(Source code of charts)
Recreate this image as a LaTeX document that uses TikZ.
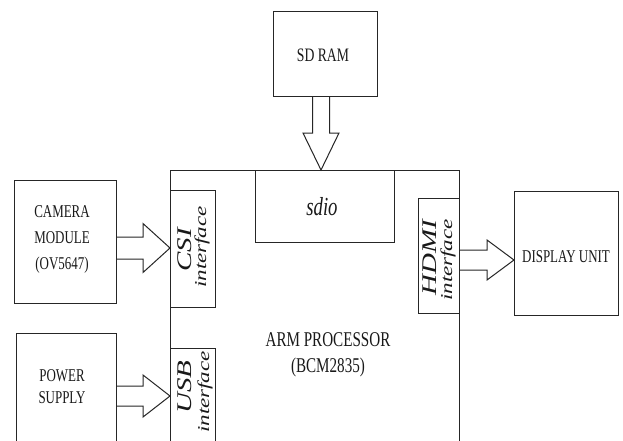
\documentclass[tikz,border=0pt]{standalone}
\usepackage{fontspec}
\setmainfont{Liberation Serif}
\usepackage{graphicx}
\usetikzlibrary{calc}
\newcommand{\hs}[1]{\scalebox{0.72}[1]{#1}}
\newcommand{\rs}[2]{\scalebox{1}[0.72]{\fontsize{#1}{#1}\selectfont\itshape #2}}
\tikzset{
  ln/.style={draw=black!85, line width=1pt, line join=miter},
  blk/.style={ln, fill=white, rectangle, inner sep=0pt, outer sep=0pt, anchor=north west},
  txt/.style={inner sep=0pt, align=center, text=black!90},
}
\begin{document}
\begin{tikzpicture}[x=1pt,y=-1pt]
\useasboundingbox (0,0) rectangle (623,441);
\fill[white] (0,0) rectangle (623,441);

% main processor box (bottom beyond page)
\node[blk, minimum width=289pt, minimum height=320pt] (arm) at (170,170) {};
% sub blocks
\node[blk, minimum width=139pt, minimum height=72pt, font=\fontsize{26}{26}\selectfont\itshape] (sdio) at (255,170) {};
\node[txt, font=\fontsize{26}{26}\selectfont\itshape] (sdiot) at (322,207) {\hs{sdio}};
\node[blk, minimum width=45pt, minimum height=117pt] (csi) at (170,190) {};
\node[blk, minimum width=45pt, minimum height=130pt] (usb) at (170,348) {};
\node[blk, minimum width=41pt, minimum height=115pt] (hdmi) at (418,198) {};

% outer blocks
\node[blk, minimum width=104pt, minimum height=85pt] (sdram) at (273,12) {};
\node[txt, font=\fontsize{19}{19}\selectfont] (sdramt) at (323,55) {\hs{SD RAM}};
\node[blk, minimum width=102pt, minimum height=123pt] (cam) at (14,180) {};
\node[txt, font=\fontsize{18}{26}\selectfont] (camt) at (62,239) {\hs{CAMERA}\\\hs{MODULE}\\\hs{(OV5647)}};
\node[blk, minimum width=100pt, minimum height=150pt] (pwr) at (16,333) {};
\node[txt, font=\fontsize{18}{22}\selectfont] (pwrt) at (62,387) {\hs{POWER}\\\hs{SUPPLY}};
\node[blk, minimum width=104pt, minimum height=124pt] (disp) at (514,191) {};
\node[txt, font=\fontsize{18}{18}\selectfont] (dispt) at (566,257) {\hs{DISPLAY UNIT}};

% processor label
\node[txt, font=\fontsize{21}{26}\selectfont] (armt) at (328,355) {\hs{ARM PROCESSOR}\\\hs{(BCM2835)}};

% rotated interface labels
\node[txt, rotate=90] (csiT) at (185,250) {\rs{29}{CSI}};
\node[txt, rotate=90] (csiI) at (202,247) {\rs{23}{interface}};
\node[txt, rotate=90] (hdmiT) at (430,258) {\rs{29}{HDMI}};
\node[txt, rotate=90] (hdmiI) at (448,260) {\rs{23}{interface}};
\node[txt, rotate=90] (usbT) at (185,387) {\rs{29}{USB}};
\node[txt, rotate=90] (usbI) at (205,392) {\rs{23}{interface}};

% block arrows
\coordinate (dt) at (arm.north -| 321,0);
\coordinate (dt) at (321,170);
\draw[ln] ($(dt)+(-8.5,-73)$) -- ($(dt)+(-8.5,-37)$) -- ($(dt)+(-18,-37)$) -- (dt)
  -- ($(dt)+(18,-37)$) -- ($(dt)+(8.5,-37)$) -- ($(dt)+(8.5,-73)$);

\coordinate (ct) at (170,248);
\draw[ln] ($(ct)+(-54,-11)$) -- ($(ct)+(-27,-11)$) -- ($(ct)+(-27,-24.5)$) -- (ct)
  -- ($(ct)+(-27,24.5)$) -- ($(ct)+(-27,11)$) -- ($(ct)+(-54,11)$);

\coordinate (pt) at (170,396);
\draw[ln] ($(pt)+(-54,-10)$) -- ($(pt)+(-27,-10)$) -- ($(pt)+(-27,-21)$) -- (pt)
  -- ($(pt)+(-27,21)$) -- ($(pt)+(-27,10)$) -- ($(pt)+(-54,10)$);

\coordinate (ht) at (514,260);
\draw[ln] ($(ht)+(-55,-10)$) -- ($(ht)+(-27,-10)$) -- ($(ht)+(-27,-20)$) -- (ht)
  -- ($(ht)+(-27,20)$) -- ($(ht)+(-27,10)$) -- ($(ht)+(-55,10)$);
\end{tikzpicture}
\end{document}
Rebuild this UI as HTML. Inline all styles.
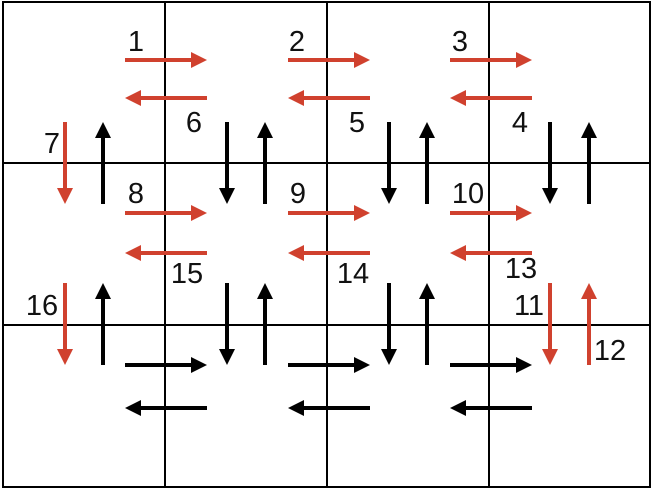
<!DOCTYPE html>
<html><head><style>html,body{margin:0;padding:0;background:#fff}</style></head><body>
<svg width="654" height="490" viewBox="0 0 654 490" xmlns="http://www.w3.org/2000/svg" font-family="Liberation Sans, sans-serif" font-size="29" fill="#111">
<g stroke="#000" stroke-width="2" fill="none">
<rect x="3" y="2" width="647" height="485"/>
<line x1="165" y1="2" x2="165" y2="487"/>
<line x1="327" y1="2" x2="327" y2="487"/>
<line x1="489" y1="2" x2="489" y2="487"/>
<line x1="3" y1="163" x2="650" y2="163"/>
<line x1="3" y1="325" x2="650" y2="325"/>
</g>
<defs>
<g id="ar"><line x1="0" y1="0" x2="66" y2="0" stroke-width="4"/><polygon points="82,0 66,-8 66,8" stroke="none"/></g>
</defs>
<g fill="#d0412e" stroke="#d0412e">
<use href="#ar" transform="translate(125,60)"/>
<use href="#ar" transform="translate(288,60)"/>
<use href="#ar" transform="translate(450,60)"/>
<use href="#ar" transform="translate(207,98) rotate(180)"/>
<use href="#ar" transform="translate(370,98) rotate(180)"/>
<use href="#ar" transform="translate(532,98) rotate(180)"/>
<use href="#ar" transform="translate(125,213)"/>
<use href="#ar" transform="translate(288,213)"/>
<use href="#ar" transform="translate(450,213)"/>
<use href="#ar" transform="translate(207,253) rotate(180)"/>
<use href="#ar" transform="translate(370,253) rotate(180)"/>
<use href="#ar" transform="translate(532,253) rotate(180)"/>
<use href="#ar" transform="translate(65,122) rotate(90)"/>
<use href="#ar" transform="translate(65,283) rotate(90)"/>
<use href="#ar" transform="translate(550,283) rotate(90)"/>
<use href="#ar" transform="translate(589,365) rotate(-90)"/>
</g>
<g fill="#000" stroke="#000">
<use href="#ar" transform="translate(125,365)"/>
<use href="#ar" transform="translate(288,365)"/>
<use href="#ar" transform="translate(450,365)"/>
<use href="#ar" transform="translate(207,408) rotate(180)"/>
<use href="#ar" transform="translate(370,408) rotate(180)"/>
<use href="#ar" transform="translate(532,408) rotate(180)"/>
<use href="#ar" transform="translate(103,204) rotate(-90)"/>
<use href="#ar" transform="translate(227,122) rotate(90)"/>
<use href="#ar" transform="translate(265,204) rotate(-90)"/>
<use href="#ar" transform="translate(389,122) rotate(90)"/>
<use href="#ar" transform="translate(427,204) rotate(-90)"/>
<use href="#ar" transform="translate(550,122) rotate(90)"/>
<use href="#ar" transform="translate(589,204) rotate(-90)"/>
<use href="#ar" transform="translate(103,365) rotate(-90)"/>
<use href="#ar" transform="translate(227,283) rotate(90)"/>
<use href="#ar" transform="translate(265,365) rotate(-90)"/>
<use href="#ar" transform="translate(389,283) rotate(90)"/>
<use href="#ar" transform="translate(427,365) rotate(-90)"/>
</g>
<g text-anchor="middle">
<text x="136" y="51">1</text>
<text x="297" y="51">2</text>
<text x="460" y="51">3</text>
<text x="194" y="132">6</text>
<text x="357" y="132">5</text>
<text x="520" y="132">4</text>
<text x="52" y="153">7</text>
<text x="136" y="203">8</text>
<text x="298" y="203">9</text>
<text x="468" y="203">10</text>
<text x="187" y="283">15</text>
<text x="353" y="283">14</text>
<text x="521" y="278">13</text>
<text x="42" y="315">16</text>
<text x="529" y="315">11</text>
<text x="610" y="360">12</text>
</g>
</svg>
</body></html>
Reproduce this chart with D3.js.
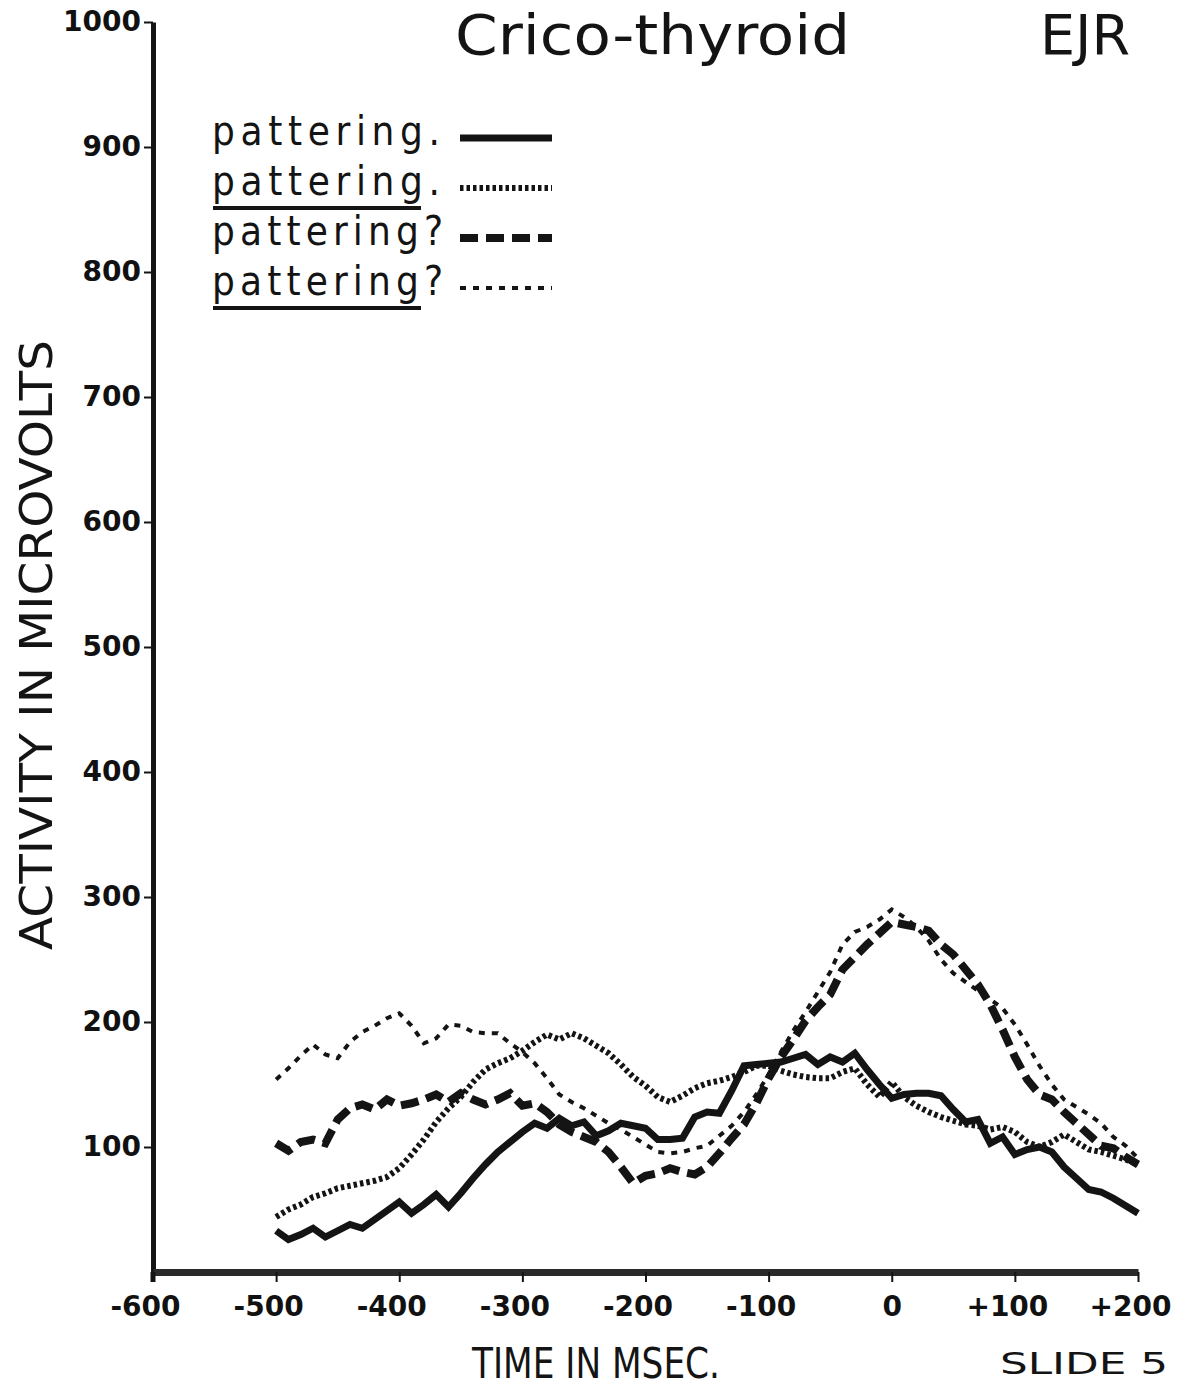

■ GIVEN EXERCISE
Both the first line of the records above and the line containing "(armt) at (328,355)" belong in the copy; please return them and every line between, exactly, minus the pictures.

■ EXERCISE SOLUTION
Recreate this image as a LaTeX document that uses TikZ.
\documentclass[tikz,border=0pt]{standalone}
\usepackage{fontspec}
\setmainfont{Liberation Serif}
\usepackage{graphicx}
\usetikzlibrary{calc}
\newcommand{\hs}[1]{\scalebox{0.72}[1]{#1}}
\newcommand{\rs}[2]{\scalebox{1}[0.72]{\fontsize{#1}{#1}\selectfont\itshape #2}}
\tikzset{
  ln/.style={draw=black!85, line width=1pt, line join=miter},
  blk/.style={ln, fill=white, rectangle, inner sep=0pt, outer sep=0pt, anchor=north west},
  txt/.style={inner sep=0pt, align=center, text=black!90},
}
\begin{document}
\begin{tikzpicture}[x=1pt,y=-1pt]
\useasboundingbox (0,0) rectangle (623,441);
\fill[white] (0,0) rectangle (623,441);

% main processor box (bottom beyond page)
\node[blk, minimum width=289pt, minimum height=320pt] (arm) at (170,170) {};
% sub blocks
\node[blk, minimum width=139pt, minimum height=72pt, font=\fontsize{26}{26}\selectfont\itshape] (sdio) at (255,170) {};
\node[txt, font=\fontsize{26}{26}\selectfont\itshape] (sdiot) at (322,207) {\hs{sdio}};
\node[blk, minimum width=45pt, minimum height=117pt] (csi) at (170,190) {};
\node[blk, minimum width=45pt, minimum height=130pt] (usb) at (170,348) {};
\node[blk, minimum width=41pt, minimum height=115pt] (hdmi) at (418,198) {};

% outer blocks
\node[blk, minimum width=104pt, minimum height=85pt] (sdram) at (273,12) {};
\node[txt, font=\fontsize{19}{19}\selectfont] (sdramt) at (323,55) {\hs{SD RAM}};
\node[blk, minimum width=102pt, minimum height=123pt] (cam) at (14,180) {};
\node[txt, font=\fontsize{18}{26}\selectfont] (camt) at (62,239) {\hs{CAMERA}\\\hs{MODULE}\\\hs{(OV5647)}};
\node[blk, minimum width=100pt, minimum height=150pt] (pwr) at (16,333) {};
\node[txt, font=\fontsize{18}{22}\selectfont] (pwrt) at (62,387) {\hs{POWER}\\\hs{SUPPLY}};
\node[blk, minimum width=104pt, minimum height=124pt] (disp) at (514,191) {};
\node[txt, font=\fontsize{18}{18}\selectfont] (dispt) at (566,257) {\hs{DISPLAY UNIT}};

% processor label
\node[txt, font=\fontsize{21}{26}\selectfont] (armt) at (328,355) {\hs{ARM PROCESSOR}\\\hs{(BCM2835)}};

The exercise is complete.